> **WRITTEN PROBLEM**
Repeat what the lines below say, word for word, and skip every image.

> **DATA SEGMENT**

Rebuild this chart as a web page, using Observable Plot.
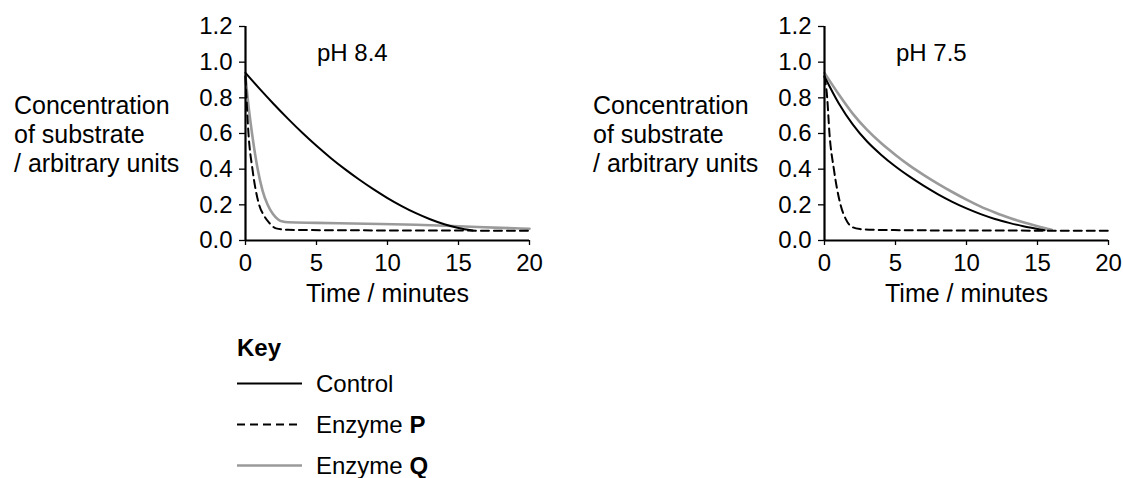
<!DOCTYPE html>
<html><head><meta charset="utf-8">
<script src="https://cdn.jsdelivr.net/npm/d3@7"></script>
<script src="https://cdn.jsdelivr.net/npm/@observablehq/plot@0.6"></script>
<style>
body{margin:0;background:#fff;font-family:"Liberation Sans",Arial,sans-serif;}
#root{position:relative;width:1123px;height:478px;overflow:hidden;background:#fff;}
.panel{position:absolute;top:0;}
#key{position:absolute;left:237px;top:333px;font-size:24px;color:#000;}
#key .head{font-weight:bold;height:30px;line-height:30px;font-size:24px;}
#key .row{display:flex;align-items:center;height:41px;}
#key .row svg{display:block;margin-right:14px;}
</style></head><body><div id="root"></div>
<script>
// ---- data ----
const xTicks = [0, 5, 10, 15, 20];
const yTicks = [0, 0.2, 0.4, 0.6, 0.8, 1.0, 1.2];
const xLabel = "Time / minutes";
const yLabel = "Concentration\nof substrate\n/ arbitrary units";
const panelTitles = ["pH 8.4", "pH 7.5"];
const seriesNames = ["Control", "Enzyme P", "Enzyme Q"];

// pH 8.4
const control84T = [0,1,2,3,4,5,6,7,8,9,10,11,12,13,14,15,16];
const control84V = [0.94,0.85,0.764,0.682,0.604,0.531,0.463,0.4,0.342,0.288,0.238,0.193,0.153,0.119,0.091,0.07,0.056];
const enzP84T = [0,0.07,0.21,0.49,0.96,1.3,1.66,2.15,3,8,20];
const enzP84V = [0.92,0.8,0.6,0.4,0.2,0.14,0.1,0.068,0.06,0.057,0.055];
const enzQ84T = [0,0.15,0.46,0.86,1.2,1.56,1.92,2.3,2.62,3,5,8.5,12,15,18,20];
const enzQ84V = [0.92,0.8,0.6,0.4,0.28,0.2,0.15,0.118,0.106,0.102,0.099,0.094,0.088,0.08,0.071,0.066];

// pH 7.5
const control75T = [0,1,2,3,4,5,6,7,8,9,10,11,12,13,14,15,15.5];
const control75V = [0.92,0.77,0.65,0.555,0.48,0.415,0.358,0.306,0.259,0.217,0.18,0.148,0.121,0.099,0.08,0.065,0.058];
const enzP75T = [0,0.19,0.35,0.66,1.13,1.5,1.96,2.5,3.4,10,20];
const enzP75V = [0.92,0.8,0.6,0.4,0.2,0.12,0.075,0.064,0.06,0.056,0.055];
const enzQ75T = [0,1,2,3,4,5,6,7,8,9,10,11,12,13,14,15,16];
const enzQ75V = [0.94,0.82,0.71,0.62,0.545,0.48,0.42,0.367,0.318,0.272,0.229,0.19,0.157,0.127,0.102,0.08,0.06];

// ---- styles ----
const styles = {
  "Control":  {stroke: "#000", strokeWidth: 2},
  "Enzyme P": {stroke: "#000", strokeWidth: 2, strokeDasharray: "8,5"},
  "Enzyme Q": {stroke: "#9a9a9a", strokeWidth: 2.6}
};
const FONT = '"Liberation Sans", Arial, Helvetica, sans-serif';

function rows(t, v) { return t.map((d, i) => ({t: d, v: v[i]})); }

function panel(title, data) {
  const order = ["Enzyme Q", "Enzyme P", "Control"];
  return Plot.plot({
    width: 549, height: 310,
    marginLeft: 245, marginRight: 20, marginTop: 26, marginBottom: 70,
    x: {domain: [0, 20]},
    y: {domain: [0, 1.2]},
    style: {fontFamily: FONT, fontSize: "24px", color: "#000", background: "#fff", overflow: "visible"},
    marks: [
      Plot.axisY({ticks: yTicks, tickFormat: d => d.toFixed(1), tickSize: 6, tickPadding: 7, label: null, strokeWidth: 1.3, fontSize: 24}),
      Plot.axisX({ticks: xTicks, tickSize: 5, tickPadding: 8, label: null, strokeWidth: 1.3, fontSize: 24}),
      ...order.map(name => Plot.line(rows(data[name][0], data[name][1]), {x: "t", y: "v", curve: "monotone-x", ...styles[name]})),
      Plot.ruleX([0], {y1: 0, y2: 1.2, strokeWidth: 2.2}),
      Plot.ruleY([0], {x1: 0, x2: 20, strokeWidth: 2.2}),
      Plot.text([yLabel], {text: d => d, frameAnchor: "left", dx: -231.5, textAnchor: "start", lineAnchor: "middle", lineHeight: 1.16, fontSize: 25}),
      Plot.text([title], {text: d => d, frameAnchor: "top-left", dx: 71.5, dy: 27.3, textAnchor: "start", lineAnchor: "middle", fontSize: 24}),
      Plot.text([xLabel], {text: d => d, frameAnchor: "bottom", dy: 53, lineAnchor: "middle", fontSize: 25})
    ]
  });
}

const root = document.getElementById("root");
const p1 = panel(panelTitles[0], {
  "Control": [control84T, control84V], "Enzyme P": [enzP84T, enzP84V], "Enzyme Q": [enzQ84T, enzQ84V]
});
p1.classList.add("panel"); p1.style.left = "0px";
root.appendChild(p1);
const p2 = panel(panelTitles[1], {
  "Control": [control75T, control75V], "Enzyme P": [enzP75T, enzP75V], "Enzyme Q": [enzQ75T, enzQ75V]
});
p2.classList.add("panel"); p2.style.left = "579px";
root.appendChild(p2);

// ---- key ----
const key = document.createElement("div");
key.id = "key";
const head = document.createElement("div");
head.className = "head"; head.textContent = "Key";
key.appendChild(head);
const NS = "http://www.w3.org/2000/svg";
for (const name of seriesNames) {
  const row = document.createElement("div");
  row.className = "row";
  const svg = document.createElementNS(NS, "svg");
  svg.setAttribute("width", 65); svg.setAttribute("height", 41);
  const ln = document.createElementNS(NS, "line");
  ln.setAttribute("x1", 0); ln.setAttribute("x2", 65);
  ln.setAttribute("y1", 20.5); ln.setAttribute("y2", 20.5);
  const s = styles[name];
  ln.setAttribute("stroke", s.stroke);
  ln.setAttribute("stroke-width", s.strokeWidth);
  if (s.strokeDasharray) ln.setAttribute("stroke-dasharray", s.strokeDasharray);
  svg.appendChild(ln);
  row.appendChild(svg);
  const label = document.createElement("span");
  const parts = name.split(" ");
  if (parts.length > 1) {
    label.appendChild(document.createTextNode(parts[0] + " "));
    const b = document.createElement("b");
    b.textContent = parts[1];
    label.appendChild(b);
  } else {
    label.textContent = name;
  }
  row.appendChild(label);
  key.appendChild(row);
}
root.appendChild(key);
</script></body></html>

> **TASK RESULT**
Rebuild this chart as a web page, using Observable Plot.
<!DOCTYPE html>
<html><head><meta charset="utf-8">
<script src="https://cdn.jsdelivr.net/npm/d3@7"></script>
<script src="https://cdn.jsdelivr.net/npm/@observablehq/plot@0.6"></script>
<style>
body{margin:0;background:#fff;font-family:"Liberation Sans",Arial,sans-serif;}
#root{position:relative;width:1123px;height:478px;overflow:hidden;background:#fff;}
.panel{position:absolute;top:0;}
#key{position:absolute;left:237px;top:333px;font-size:24px;color:#000;}
#key .head{font-weight:bold;height:30px;line-height:30px;font-size:24px;}
#key .row{display:flex;align-items:center;height:41px;}
#key .row svg{display:block;margin-right:14px;}
</style></head><body><div id="root"></div>
<script>
// ---- data ----
const xTicks = [0, 5, 10, 15, 20];
const yTicks = [0, 0.2, 0.4, 0.6, 0.8, 1.0, 1.2];
const xLabel = "Time / minutes";
const yLabel = "Concentration\nof substrate\n/ arbitrary units";
const panelTitles = ["pH 8.4", "pH 7.5"];
const seriesNames = ["Control", "Enzyme P", "Enzyme Q"];

// pH 8.4
const control84T = [0,1,2,3,4,5,6,7,8,9,10,11,12,13,14,15,16];
const control84V = [0.94,0.85,0.764,0.682,0.604,0.531,0.463,0.4,0.342,0.288,0.238,0.193,0.153,0.119,0.091,0.07,0.056];
const enzP84T = [0,0.07,0.21,0.49,0.96,1.3,1.66,2.15,3,8,20];
const enzP84V = [0.92,0.8,0.6,0.4,0.2,0.14,0.1,0.068,0.06,0.057,0.055];
const enzQ84T = [0,0.15,0.46,0.86,1.2,1.56,1.92,2.3,2.62,3,5,8.5,12,15,18,20];
const enzQ84V = [0.92,0.8,0.6,0.4,0.28,0.2,0.15,0.118,0.106,0.102,0.099,0.094,0.088,0.08,0.071,0.066];

// pH 7.5
const control75T = [0,1,2,3,4,5,6,7,8,9,10,11,12,13,14,15,15.5];
const control75V = [0.92,0.77,0.65,0.555,0.48,0.415,0.358,0.306,0.259,0.217,0.18,0.148,0.121,0.099,0.08,0.065,0.058];
const enzP75T = [0,0.19,0.35,0.66,1.13,1.5,1.96,2.5,3.4,10,20];
const enzP75V = [0.92,0.8,0.6,0.4,0.2,0.12,0.075,0.064,0.06,0.056,0.055];
const enzQ75T = [0,1,2,3,4,5,6,7,8,9,10,11,12,13,14,15,16];
const enzQ75V = [0.94,0.82,0.71,0.62,0.545,0.48,0.42,0.367,0.318,0.272,0.229,0.19,0.157,0.127,0.102,0.08,0.06];

// ---- styles ----
const styles = {
  "Control":  {stroke: "#000", strokeWidth: 2},
  "Enzyme P": {stroke: "#000", strokeWidth: 2, strokeDasharray: "8,5"},
  "Enzyme Q": {stroke: "#9a9a9a", strokeWidth: 2.6}
};
const FONT = '"Liberation Sans", Arial, Helvetica, sans-serif';

function rows(t, v) { return t.map((d, i) => ({t: d, v: v[i]})); }

function panel(title, data) {
  const order = ["Enzyme Q", "Enzyme P", "Control"];
  return Plot.plot({
    width: 549, height: 310,
    marginLeft: 245, marginRight: 20, marginTop: 26, marginBottom: 70,
    x: {domain: [0, 20]},
    y: {domain: [0, 1.2]},
    style: {fontFamily: FONT, fontSize: "24px", color: "#000", background: "#fff", overflow: "visible"},
    marks: [
      Plot.axisY({ticks: yTicks, tickFormat: d => d.toFixed(1), tickSize: 6, tickPadding: 7, label: null, strokeWidth: 1.3, fontSize: 24}),
      Plot.axisX({ticks: xTicks, tickSize: 5, tickPadding: 8, label: null, strokeWidth: 1.3, fontSize: 24}),
      ...order.map(name => Plot.line(rows(data[name][0], data[name][1]), {x: "t", y: "v", curve: "monotone-x", ...styles[name]})),
      Plot.ruleX([0], {y1: 0, y2: 1.2, strokeWidth: 2.2}),
      Plot.ruleY([0], {x1: 0, x2: 20, strokeWidth: 2.2}),
      Plot.text([yLabel], {text: d => d, frameAnchor: "left", dx: -231.5, textAnchor: "start", lineAnchor: "middle", lineHeight: 1.16, fontSize: 25}),
      Plot.text([title], {text: d => d, frameAnchor: "top-left", dx: 71.5, dy: 27.3, textAnchor: "start", lineAnchor: "middle", fontSize: 24}),
      Plot.text([xLabel], {text: d => d, frameAnchor: "bottom", dy: 53, lineAnchor: "middle", fontSize: 25})
    ]
  });
}

const root = document.getElementById("root");
const p1 = panel(panelTitles[0], {
  "Control": [control84T, control84V], "Enzyme P": [enzP84T, enzP84V], "Enzyme Q": [enzQ84T, enzQ84V]
});
p1.classList.add("panel"); p1.style.left = "0px";
root.appendChild(p1);
const p2 = panel(panelTitles[1], {
  "Control": [control75T, control75V], "Enzyme P": [enzP75T, enzP75V], "Enzyme Q": [enzQ75T, enzQ75V]
});
p2.classList.add("panel"); p2.style.left = "579px";
root.appendChild(p2);

// ---- key ----
const key = document.createElement("div");
key.id = "key";
const head = document.createElement("div");
head.className = "head"; head.textContent = "Key";
key.appendChild(head);
const NS = "http://www.w3.org/2000/svg";
for (const name of seriesNames) {
  const row = document.createElement("div");
  row.className = "row";
  const svg = document.createElementNS(NS, "svg");
  svg.setAttribute("width", 65); svg.setAttribute("height", 41);
  const ln = document.createElementNS(NS, "line");
  ln.setAttribute("x1", 0); ln.setAttribute("x2", 65);
  ln.setAttribute("y1", 20.5); ln.setAttribute("y2", 20.5);
  const s = styles[name];
  ln.setAttribute("stroke", s.stroke);
  ln.setAttribute("stroke-width", s.strokeWidth);
  if (s.strokeDasharray) ln.setAttribute("stroke-dasharray", s.strokeDasharray);
  svg.appendChild(ln);
  row.appendChild(svg);
  const label = document.createElement("span");
  const parts = name.split(" ");
  if (parts.length > 1) {
    label.appendChild(document.createTextNode(parts[0] + " "));
    const b = document.createElement("b");
    b.textContent = parts[1];
    label.appendChild(b);
  } else {
    label.textContent = name;
  }
  row.appendChild(label);
  key.appendChild(row);
}
root.appendChild(key);
</script></body></html>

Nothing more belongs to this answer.